A nutritional consultant at Heinz, Dr Nigel Dickie, claims that the Weight Watchers brand is more about healthy living and far less about weight loss, a claim clearly not reflected in the Weight Watchers slimming club ads.
The NFA claims it is not so much the ASA code that needs changing, but the enforcement of it.
The report says: “There is little disincentive for advertisers and publishers who wittingly or unwittingly transgress the Code. The ASA has no legal powers and its sanctions are usually limited to an admonishment published in the ASA’s monthly reports.”

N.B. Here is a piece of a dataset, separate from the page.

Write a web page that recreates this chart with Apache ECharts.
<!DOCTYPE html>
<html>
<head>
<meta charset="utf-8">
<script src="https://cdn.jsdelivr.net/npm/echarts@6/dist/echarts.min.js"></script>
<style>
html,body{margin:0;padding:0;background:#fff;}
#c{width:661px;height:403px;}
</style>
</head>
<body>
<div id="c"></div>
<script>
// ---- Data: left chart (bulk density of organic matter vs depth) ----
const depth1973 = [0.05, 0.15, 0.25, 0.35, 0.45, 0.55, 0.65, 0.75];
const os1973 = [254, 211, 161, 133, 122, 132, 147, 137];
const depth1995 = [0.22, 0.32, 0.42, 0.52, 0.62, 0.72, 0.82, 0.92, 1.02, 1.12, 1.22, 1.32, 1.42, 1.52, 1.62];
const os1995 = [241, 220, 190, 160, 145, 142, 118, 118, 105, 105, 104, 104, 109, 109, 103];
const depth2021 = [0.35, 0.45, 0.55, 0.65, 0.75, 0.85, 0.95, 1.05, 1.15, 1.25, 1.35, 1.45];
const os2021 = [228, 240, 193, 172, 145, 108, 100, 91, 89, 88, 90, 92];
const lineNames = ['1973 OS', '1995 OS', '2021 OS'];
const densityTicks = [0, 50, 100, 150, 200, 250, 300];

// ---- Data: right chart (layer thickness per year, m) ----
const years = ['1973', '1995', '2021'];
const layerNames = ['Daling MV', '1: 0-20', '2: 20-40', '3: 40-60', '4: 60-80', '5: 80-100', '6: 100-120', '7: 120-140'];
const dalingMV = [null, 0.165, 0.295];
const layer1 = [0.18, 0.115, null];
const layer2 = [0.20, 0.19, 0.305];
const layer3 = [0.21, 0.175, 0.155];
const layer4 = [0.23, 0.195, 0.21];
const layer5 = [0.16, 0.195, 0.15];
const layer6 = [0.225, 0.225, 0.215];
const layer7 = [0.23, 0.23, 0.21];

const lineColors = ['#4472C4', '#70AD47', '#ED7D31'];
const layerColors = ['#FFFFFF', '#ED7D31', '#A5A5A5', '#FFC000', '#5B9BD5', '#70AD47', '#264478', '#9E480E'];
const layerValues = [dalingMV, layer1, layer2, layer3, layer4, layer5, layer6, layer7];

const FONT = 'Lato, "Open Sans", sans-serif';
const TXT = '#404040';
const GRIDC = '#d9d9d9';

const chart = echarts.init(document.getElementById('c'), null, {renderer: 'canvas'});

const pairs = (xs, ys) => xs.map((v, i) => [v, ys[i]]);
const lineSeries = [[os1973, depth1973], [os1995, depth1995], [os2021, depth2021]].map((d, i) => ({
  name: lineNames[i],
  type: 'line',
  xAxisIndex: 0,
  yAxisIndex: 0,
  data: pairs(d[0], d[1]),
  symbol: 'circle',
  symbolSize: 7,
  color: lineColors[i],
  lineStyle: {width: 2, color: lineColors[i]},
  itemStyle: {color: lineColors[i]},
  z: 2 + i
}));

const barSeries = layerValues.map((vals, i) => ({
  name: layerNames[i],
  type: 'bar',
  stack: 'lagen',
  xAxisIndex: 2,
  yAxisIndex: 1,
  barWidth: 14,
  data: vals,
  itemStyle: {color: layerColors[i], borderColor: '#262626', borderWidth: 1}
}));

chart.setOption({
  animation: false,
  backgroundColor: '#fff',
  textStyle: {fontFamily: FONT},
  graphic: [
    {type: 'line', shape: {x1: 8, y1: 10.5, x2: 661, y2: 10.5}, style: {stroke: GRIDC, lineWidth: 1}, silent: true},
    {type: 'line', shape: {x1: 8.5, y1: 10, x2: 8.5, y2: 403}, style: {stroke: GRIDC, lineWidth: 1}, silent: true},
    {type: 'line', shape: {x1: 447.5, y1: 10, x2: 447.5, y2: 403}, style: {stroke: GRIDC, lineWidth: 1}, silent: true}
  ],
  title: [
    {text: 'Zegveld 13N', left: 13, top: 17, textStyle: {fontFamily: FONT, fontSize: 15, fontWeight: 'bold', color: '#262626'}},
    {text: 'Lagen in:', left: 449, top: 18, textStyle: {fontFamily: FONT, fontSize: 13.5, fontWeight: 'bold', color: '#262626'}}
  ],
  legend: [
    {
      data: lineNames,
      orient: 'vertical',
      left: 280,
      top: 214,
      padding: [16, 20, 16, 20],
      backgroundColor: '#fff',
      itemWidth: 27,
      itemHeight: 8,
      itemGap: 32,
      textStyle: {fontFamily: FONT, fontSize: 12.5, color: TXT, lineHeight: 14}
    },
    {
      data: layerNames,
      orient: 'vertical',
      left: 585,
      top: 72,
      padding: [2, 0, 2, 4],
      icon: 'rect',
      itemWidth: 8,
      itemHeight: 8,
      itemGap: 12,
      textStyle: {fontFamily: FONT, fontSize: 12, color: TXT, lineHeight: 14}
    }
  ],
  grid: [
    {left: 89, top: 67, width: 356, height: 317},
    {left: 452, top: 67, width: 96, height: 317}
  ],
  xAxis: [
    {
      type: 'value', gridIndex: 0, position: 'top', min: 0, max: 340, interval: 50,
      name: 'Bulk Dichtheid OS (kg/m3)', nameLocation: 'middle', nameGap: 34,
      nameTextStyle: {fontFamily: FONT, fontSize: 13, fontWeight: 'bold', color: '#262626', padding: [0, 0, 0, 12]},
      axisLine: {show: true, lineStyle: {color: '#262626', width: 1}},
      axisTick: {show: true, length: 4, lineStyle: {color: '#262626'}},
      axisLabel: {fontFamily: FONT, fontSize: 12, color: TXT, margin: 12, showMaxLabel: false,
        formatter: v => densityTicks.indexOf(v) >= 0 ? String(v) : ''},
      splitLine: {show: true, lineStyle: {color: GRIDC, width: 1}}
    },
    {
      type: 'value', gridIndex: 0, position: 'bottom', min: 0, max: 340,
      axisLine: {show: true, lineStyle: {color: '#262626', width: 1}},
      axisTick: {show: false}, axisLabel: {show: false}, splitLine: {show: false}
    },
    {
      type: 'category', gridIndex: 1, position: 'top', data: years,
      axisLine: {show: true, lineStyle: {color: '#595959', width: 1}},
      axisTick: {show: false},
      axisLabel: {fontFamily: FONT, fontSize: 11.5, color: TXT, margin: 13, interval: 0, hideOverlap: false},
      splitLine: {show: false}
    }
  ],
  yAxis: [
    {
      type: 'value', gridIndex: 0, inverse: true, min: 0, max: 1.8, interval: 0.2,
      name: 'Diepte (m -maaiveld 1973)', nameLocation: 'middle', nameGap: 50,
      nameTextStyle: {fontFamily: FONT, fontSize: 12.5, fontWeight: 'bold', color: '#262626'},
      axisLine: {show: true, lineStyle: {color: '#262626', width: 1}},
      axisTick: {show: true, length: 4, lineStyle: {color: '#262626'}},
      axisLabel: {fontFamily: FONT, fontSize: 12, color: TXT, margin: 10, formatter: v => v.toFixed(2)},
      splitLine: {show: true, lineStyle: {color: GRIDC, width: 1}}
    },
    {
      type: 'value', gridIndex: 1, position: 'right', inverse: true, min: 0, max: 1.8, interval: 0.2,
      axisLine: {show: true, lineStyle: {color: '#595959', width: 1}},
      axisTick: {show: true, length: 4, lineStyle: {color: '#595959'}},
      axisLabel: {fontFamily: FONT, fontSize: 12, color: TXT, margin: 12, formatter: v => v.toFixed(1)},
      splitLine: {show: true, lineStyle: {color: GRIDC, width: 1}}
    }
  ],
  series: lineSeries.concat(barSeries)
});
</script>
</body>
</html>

NFA co-ordinator Jeanette Longfield adds: “Getting a ticking off from the ASA doesn’t exactly have people running in fear.”
The NFA says slimming advertising attracts “persistent offenders” and says the ASA’s ruling last May that those offenders would have their ads pre-vetted “is entirely inadequate”.
It is calling for the ASA to fine offending advertisers and publishers, as well as force the offenders to publish an equal-sized ad saying the original ads were misleading or incorrect.
An ASA spokesman says: “Many of the problems outlined in the Slim Hopes survey are not of significant enough weight to justify action. At the ASA, we draw a balance between freedom of speech and the interests of the consumer.
“We have tough guidelines on the advertising of slimming products and the views of the NFA form only a part of a wider spectrum of debate about food and advertising. The NFA exists solely to promote its own cause, whereas we are responsible for a vast array of advertising.”